So just who is included on this web site?

To be included on this Tipton site, the person must have satisfied one of a number of criteria.

  • Listed on a Tipton War Memorial
  • Born in Tipton
  • Resident in Tipton

Let's examine these criteria - but bear in mind that this is not a precise science.

Listed on a Tipton War Memorial

If a person is commemorated on a War Memorial in Tipton, they are included.

Not every Tipton casualty was commemorated on a Tipton War Memorial. Some families would have moved away, some died, and some not heard of the appeal for names to be added to a memorial. Quite a number of men are commemorated on multiple memorials, with Bert Hope appearing on four!

There were no set rules for inclusion on a memorial, just that someone put the name forward. This means that some names are included where the Tipton link is tenuous. This is especially so with some church-based memorials where it is likely that a member of the congregation put forward a name of a relative who was not born or resident in Tipton.

Let's be generous, they are welcome to be remembered here.

Born in Tipton

When a person was born in Tipton, then they are certainly included.

Due to population movement, this includes people subsequently resident in places other than Tipton. This includes all corners of Britain, and emigrants to far-flung America, Canada, Australia and New Zealand.

Resident in Tipton

When a person was resident in Tipton, then they are included.

This category is less precise and more open to interpretation. This generally means resident in Tipton at the time of joining the armed forces, and the data is mostly acquired from 'Soldiers Died in the Great War' as published by HMSO in 1921, and today available as a searchable CD.

People moved to Tipton mostly because of work or marriage. Most of these 'incomers' were from neighbouring towns notably West Bromwich, Dudley and Wednesbury, however there were men from Scotland, Ireland and Wales. There were even men born in Jersey and Burma (fathers in the army), and a single Russian living in Great Bridge (Henri Labais).

The problem with Tipton...

It sounds easy doesn't it?

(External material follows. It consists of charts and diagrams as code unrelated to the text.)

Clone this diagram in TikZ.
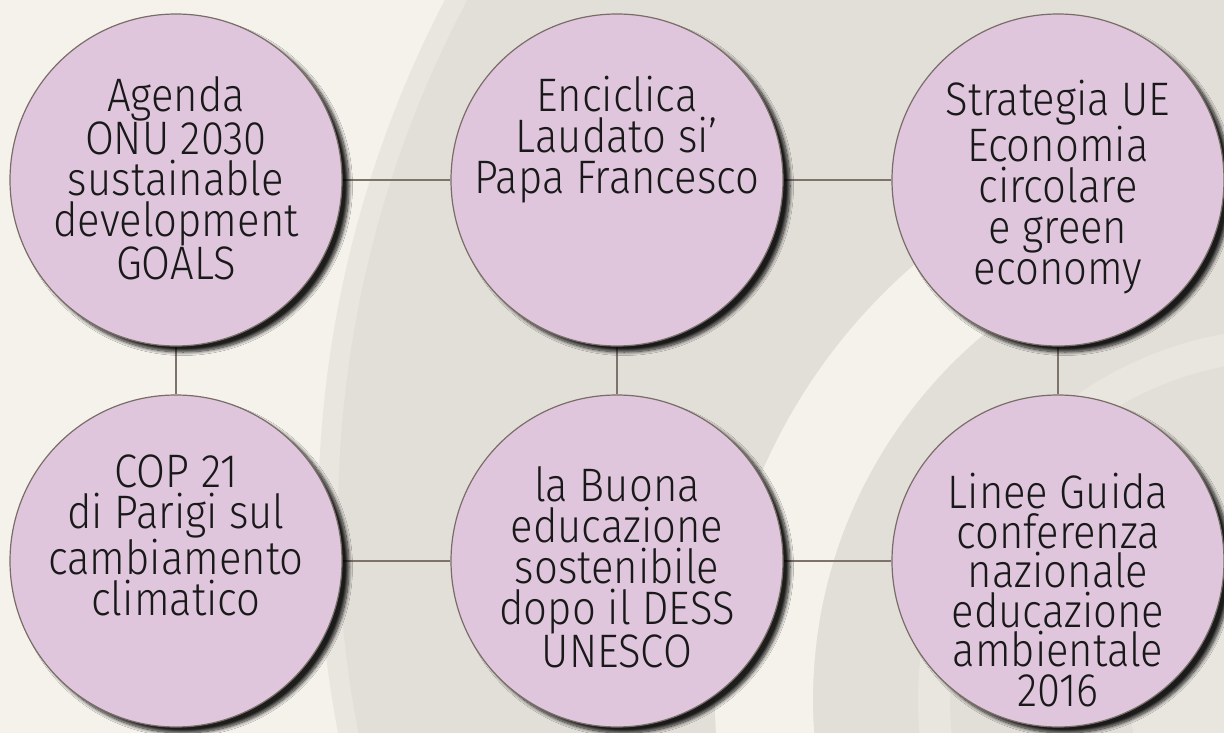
\documentclass[tikz,border=0pt]{standalone}
\usepackage{fontspec}
\setmainfont{Fira Sans}[UprightFont=* Light, FakeStretch=0.89]
\usetikzlibrary{shadows.blur}
\definecolor{bgA}{RGB}{245,242,236}
\definecolor{bgB}{RGB}{226,222,216}
\definecolor{bgBl}{RGB}{233,230,224}
\definecolor{circfill}{RGB}{223,198,221}
\definecolor{circline}{RGB}{120,110,102}
\definecolor{conn}{RGB}{125,115,107}
\pgfdeclarelayer{back}
\pgfsetlayers{back,main}
\tikzset{
  bubble/.style={circle, minimum size=332pt, inner sep=0pt, fill=circfill,
    draw=circline, line width=1.2pt,
    blur shadow={shadow xshift=7pt, shadow yshift=-6pt, shadow blur radius=3.5pt,
      shadow opacity=88, shadow blur steps=10}},
  btext/.style={align=center, font=\fontsize{47}{41}\selectfont, text=black!90,
    inner sep=0pt, anchor=north},
  link/.style={draw=conn, line width=1.5pt}
}
\begin{document}
\begin{tikzpicture}[x=1pt,y=-1pt]
\useasboundingbox (0,0) rectangle (1224,733);
% circles
\node[bubble] (c1) at (176,180) {};
\node[bubble] (c2) at (617,180) {};
\node[bubble] (c3) at (1058,180) {};
\node[bubble] (c4) at (176,561) {};
\node[bubble] (c5) at (617,561) {};
\node[bubble] (c6) at (1058,561) {};
% texts
\node[btext] (t1) at (176,76) {Agenda\\ONU 2030\\sustainable\\development\\GOALS};
\node[btext] (t2) at (617,76) {Enciclica\\Laudato si’\\Papa Francesco};
\node[btext] (t3) at (1058,80) {Strategia UE\\Economia\\circolare\\e green\\economy};
\node[btext] (t4) at (176,455) {COP 21\\di Parigi sul\\cambiamento\\climatico};
\node[btext] (t5) at (617,466) {la Buona\\educazione\\sostenibile\\dopo il DESS\\UNESCO};
\node[btext, font=\fontsize{47}{39.5}\selectfont] (t6) at (1058,473) {Linee Guida\\conferenza\\nazionale\\educazione\\ambientale\\2016};
\begin{pgfonlayer}{back}
  \fill[bgA] (0,0) rectangle (1224,733);
  \begin{scope}
    \clip (0,0) rectangle (1224,733);
    \fill[bgBl] (1446,520) circle[radius=1128pt];
    \fill[bgB] (1446,520) circle[radius=1108pt];
    \fill[bgA, even odd rule] (1290,700) circle[radius=575pt] (1290,700) circle[radius=477pt];
    \fill[bgBl, even odd rule] (1290,700) circle[radius=372pt] (1290,700) circle[radius=340pt];
    \fill[bgBl] (1290,700) circle[radius=160pt];
  \end{scope}
  \draw[link] (c1) -- (c2);
  \draw[link] (c2) -- (c3);
  \draw[link] (c4) -- (c5);
  \draw[link] (c5) -- (c6);
  \draw[link] (c1) -- (c4);
  \draw[link] (c2) -- (c5);
  \draw[link] (c3) -- (c6);
\end{pgfonlayer}
\end{tikzpicture}
\end{document}
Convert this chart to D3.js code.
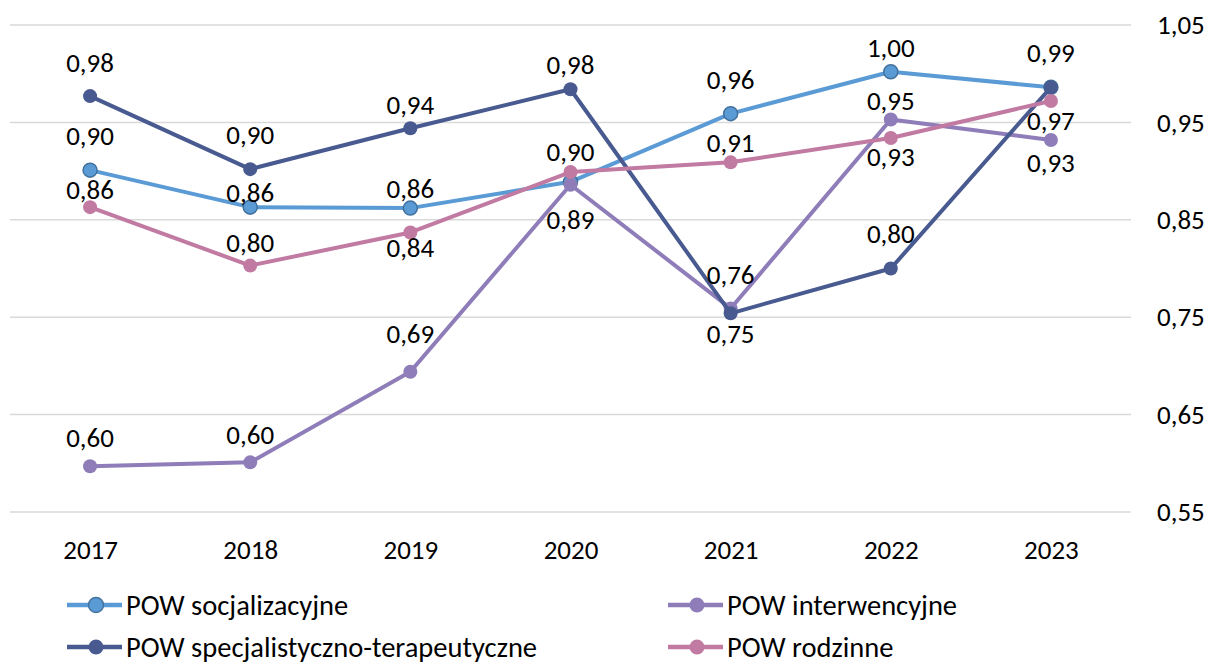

To commemorate those Tipton folks who died in the Great War.

The first question is what do we take as being Tipton? Tipton people discussing their 'roots' may talk of localities: Tipton Green, Princes End, Ocker Hill, Toll End, Great Bridge, Horseley Heath, Dudley Port, and Burnt Tree. Even smaller communities may be mentioned: Lost City, Tibbington, Bloomfield, and Little Burton.

These are all clearly Tipton, but the problem lies with borders.

Princes End shares a border with Coseley, Ocker Hill with Wednesbury, Burnt Tree with Dudley. When asked to fill in their place of birth for the census or an army form, people didn't show too much concern for this project and over the years gave different answers - born Coseley in 1901 but by 1911 born Tipton!

Great Bridge and Tividale are even more difficult - the border between Tipton and West Bromwich runs through the middle of Great Bridge; similarly the border between Tipton and Oldbury through Tividale. Just saying born Great Bridge does not tell if this person was Tipton or West Bromwich.

In summary

A simple rule has been adopted. If there is any doubt whether a man should be included, then err on the side of caution and include him. They are welcome to be remembered here.